There still is no perfect solution, and at times I need to work long hours to meet deadlines. This profession is very dynamic, and we can't control client schedules or expectations. I continually remind myself to not automatically say yes to additional responsibilities, and to ask for help before I really need it. I try to minimize as many distractions as I can throughout the day to avoid working late to make up for lost time. I re-prioritize each morning to make a game plan to accomplish the “must-do” tasks. Utilize every resource available to be efficient as possible. Work hard, but play harder. Have fun and do things you enjoy as often you can. Life’s too short to take everything so seriously.
Q: What is the best advice you have received?
A: I can’t really summarize the best advice into one specific phrase. Good advice has come from so many sources and directed at many angles of life. It may be more of a reminder than advice, but making sure that family and faith remain as your top priority is really important to me. We shouldn’t need reminded of this, but when juggling too many things our perceptions can get skewed. I tend to let myself get too consumed with things that really are insignificant in the big picture of life, when my focus should be on those most important. I also have a bad habit of over analyzing small things that aren’t worth the stress. It’s important to frequently clear your head, live in the moment, and find something positive in every day. And take good care of yourself…my mom is always stressing this and for good reasons. All the money in the world can’t buy you a quality life if you don’t have good health.
Q: How has Iowa Women in Architecture influenced you?

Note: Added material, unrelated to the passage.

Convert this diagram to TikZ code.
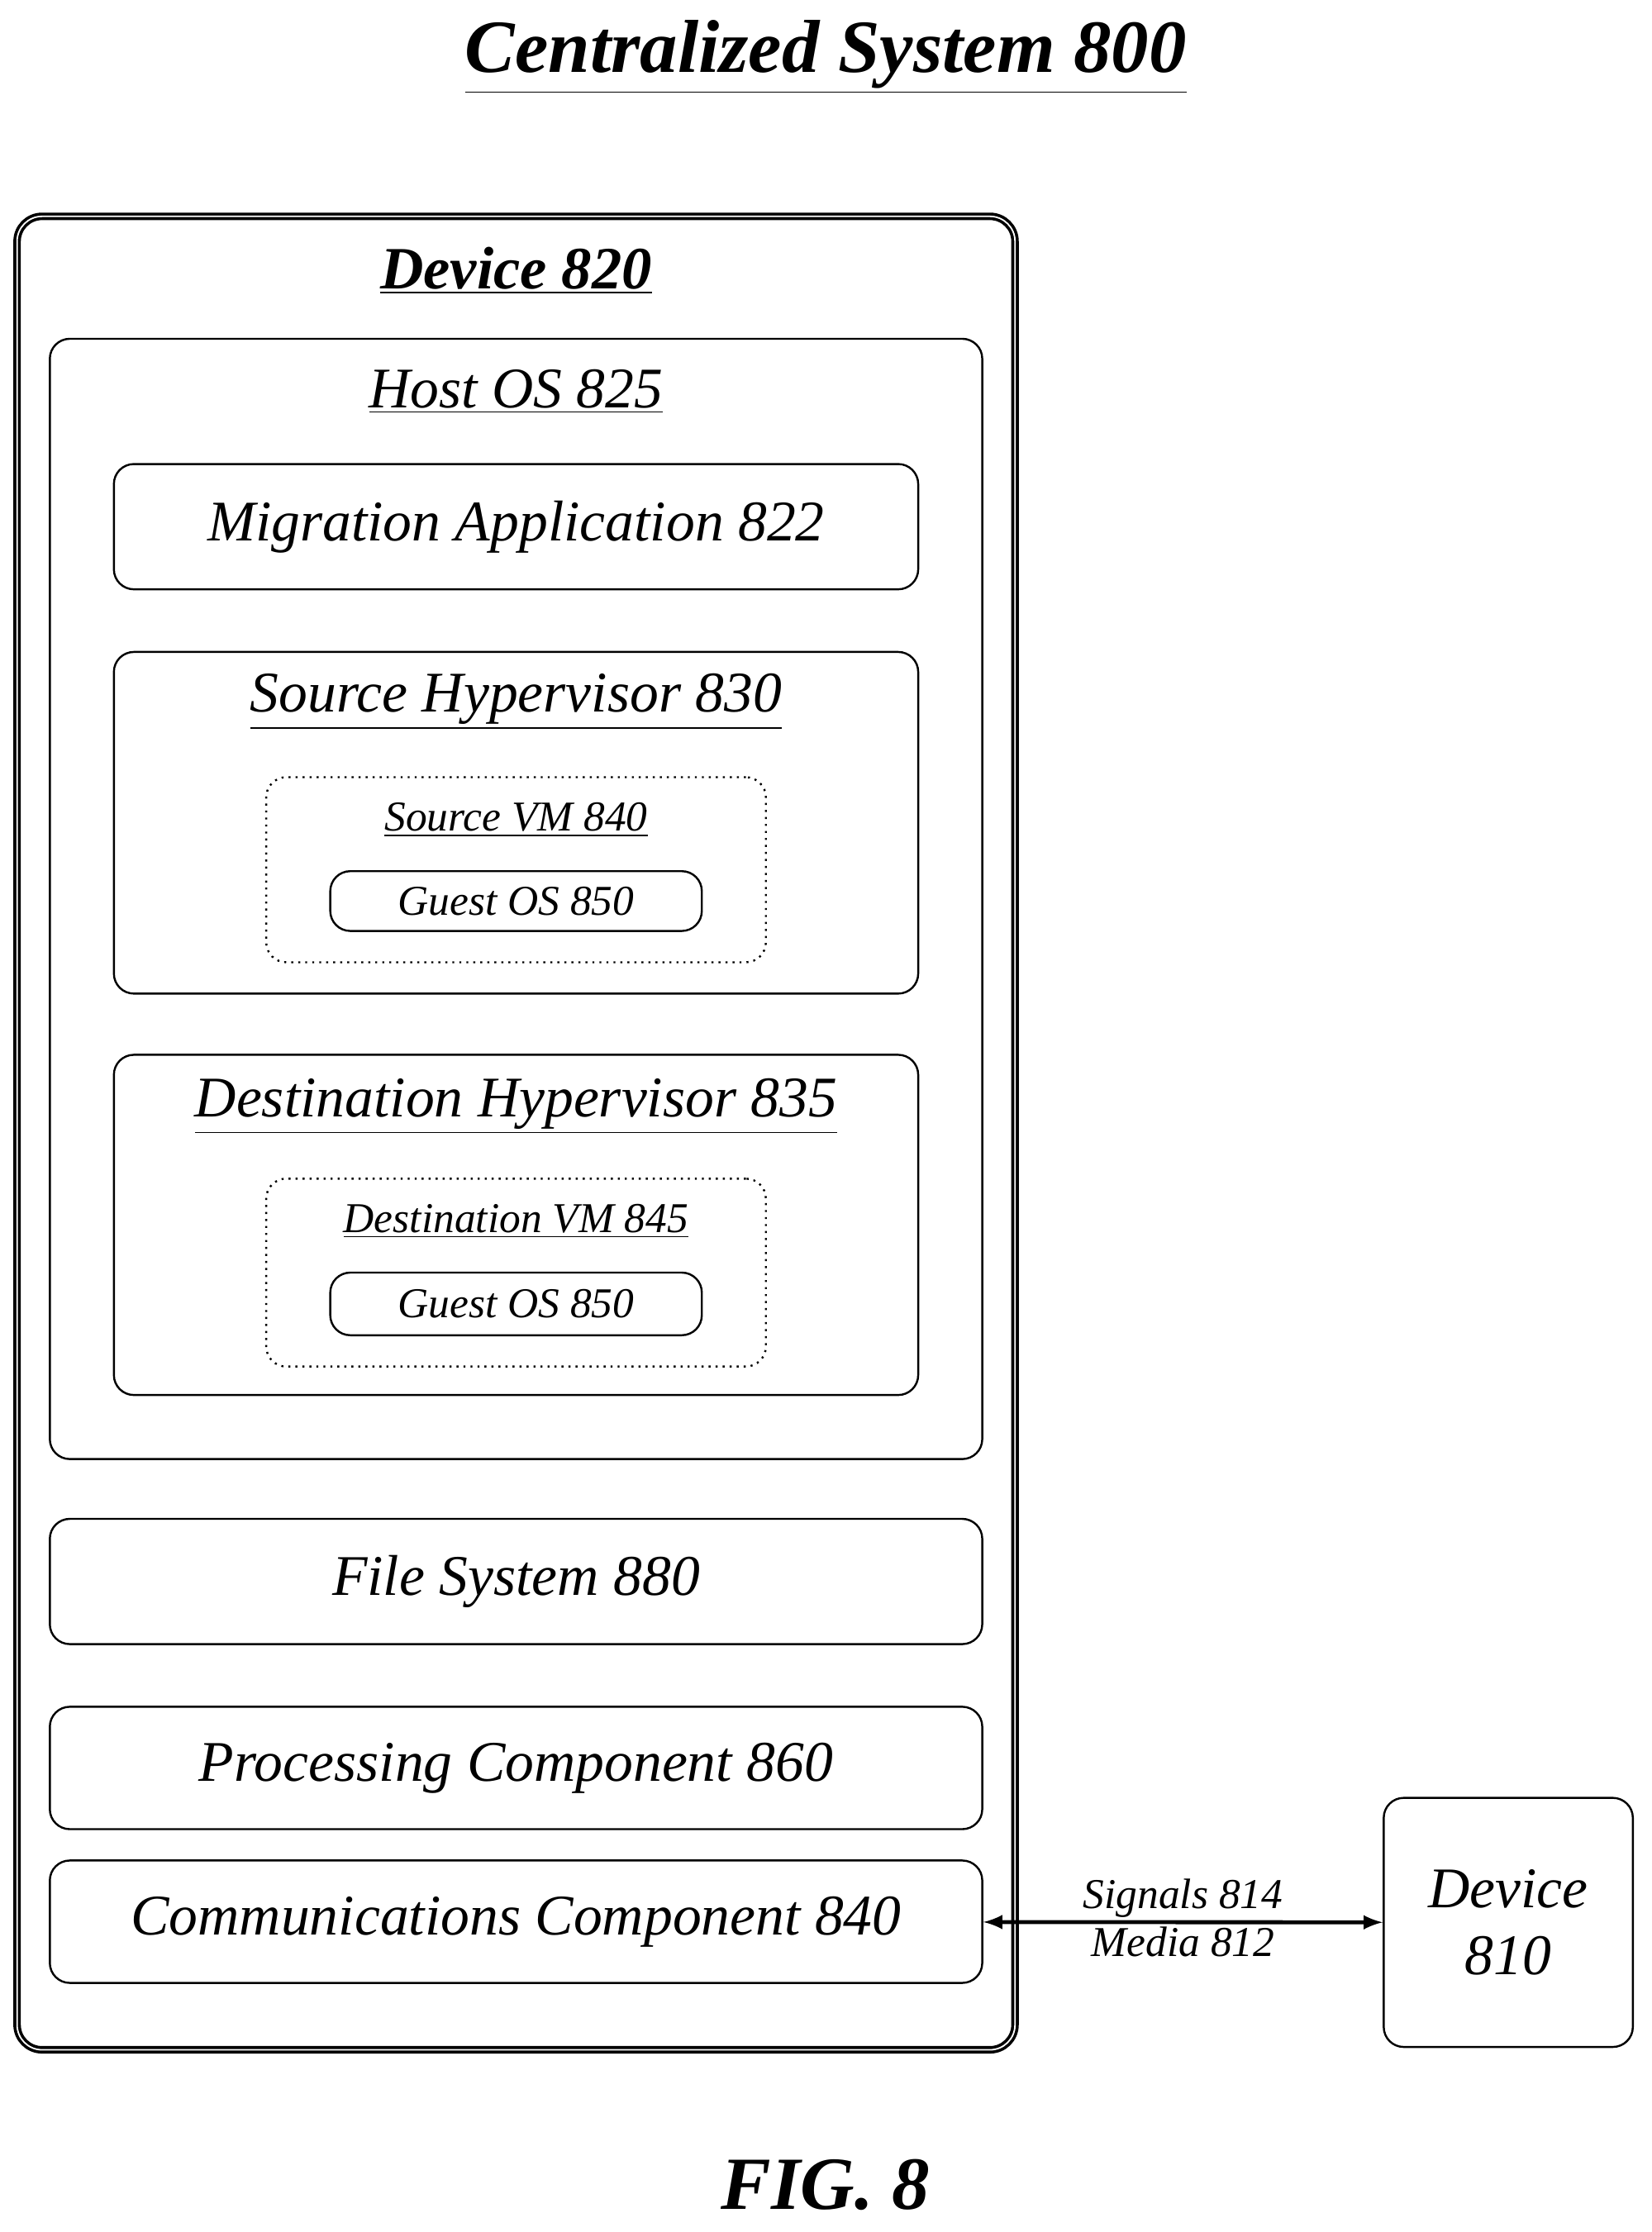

A: This organization has helped me to more confidently discuss issues of the profession that are difficult. It has given me insight to a lot of issues that I was looking past or didn’t know how to confront. I have served on the Communications + Outreach Committee since 2012, and I served on the Board of Directors from October 2012-September 2014. I also had the opportunity to contribute to the “Best Practices Recommendations for the Design Profession.” I have been able to build a strong network of support and mentorship with professionals of all experience levels. It’s also served as an outlet to just have fun and meet new people who share similar passions. It’s not always about architecture or work. It’s about how to manage life and make the most it.